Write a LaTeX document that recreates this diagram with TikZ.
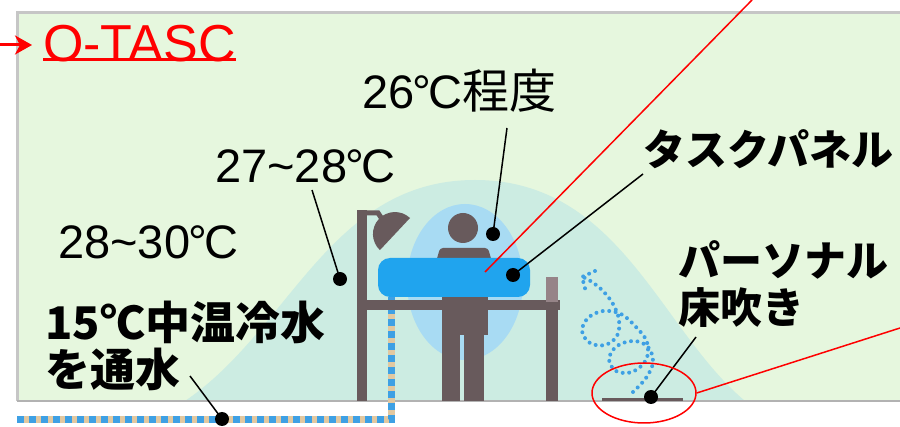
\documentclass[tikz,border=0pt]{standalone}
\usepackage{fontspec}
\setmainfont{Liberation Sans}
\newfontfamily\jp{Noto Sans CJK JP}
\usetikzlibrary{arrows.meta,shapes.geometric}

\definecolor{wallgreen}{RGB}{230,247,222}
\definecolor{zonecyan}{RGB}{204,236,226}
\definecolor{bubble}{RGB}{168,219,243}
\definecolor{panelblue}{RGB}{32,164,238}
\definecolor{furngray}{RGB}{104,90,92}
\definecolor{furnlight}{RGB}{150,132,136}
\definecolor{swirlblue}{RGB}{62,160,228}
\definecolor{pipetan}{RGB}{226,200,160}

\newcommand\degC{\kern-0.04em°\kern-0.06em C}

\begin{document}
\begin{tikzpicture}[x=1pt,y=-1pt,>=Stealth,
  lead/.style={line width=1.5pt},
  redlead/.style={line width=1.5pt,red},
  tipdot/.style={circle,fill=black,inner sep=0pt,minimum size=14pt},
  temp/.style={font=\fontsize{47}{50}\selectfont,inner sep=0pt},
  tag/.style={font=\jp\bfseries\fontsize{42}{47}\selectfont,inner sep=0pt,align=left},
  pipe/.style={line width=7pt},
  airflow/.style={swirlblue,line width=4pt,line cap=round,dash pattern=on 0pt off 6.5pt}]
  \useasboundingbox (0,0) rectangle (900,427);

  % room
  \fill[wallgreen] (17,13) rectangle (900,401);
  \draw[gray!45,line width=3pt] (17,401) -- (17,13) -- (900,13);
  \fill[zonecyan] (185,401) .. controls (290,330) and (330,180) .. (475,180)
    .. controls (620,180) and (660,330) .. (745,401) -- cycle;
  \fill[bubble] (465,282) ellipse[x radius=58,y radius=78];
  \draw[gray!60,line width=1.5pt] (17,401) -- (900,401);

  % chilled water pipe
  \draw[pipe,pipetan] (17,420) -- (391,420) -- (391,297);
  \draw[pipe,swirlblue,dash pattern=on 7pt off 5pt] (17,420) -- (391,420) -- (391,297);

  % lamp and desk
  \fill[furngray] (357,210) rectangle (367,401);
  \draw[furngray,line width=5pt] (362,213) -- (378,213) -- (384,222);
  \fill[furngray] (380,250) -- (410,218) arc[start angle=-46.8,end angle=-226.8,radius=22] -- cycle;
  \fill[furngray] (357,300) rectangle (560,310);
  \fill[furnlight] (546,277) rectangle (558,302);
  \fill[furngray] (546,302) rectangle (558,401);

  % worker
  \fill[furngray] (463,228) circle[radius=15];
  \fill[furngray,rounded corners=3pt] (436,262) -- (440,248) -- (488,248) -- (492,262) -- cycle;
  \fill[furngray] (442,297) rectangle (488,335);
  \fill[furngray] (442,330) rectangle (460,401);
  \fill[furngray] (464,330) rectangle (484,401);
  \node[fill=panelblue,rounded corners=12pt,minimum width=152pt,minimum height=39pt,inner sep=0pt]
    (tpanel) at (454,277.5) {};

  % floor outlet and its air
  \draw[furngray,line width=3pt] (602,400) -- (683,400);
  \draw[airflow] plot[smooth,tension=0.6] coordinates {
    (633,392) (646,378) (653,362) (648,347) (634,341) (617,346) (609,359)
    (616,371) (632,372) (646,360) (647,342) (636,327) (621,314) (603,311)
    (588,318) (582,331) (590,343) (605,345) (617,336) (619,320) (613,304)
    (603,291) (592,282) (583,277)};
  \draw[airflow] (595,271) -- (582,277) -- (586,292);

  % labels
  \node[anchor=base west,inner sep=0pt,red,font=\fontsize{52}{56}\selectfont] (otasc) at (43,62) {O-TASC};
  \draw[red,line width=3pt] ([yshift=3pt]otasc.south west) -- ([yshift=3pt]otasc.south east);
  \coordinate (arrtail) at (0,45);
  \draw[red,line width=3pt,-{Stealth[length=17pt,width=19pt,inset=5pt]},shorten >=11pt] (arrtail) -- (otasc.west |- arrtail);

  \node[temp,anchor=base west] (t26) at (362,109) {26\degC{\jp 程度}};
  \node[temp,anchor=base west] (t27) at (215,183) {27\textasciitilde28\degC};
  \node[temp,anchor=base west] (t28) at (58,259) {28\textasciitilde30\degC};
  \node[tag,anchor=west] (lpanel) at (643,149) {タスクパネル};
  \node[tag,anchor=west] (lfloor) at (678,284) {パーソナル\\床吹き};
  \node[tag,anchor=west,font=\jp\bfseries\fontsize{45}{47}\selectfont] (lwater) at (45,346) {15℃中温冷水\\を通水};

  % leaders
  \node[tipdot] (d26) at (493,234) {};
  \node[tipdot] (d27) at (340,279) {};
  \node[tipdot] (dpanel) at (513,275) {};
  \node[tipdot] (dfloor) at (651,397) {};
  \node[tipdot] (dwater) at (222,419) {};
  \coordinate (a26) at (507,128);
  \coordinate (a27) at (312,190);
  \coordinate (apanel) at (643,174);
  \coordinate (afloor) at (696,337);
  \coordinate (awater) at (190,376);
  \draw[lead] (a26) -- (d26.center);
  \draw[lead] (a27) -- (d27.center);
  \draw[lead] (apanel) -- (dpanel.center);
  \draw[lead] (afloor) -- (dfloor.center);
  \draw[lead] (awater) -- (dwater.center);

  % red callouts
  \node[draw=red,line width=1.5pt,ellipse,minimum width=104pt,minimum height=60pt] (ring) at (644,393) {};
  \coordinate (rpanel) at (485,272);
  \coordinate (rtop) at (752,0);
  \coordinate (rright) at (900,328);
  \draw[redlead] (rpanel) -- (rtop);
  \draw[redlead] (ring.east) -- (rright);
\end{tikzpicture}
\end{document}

- - - - - - -

## WRITTEN INSTRUCTION
Restate exactly, please, only the lines between the start of the data and the line containing "(17,401) -- (900,401);", both ends included, skipping the pictures.

## EXERCISE SOLUTION
Write a LaTeX document that recreates this diagram with TikZ.
\documentclass[tikz,border=0pt]{standalone}
\usepackage{fontspec}
\setmainfont{Liberation Sans}
\newfontfamily\jp{Noto Sans CJK JP}
\usetikzlibrary{arrows.meta,shapes.geometric}

\definecolor{wallgreen}{RGB}{230,247,222}
\definecolor{zonecyan}{RGB}{204,236,226}
\definecolor{bubble}{RGB}{168,219,243}
\definecolor{panelblue}{RGB}{32,164,238}
\definecolor{furngray}{RGB}{104,90,92}
\definecolor{furnlight}{RGB}{150,132,136}
\definecolor{swirlblue}{RGB}{62,160,228}
\definecolor{pipetan}{RGB}{226,200,160}

\newcommand\degC{\kern-0.04em°\kern-0.06em C}

\begin{document}
\begin{tikzpicture}[x=1pt,y=-1pt,>=Stealth,
  lead/.style={line width=1.5pt},
  redlead/.style={line width=1.5pt,red},
  tipdot/.style={circle,fill=black,inner sep=0pt,minimum size=14pt},
  temp/.style={font=\fontsize{47}{50}\selectfont,inner sep=0pt},
  tag/.style={font=\jp\bfseries\fontsize{42}{47}\selectfont,inner sep=0pt,align=left},
  pipe/.style={line width=7pt},
  airflow/.style={swirlblue,line width=4pt,line cap=round,dash pattern=on 0pt off 6.5pt}]
  \useasboundingbox (0,0) rectangle (900,427);

  % room
  \fill[wallgreen] (17,13) rectangle (900,401);
  \draw[gray!45,line width=3pt] (17,401) -- (17,13) -- (900,13);
  \fill[zonecyan] (185,401) .. controls (290,330) and (330,180) .. (475,180)
    .. controls (620,180) and (660,330) .. (745,401) -- cycle;
  \fill[bubble] (465,282) ellipse[x radius=58,y radius=78];
  \draw[gray!60,line width=1.5pt] (17,401) -- (900,401);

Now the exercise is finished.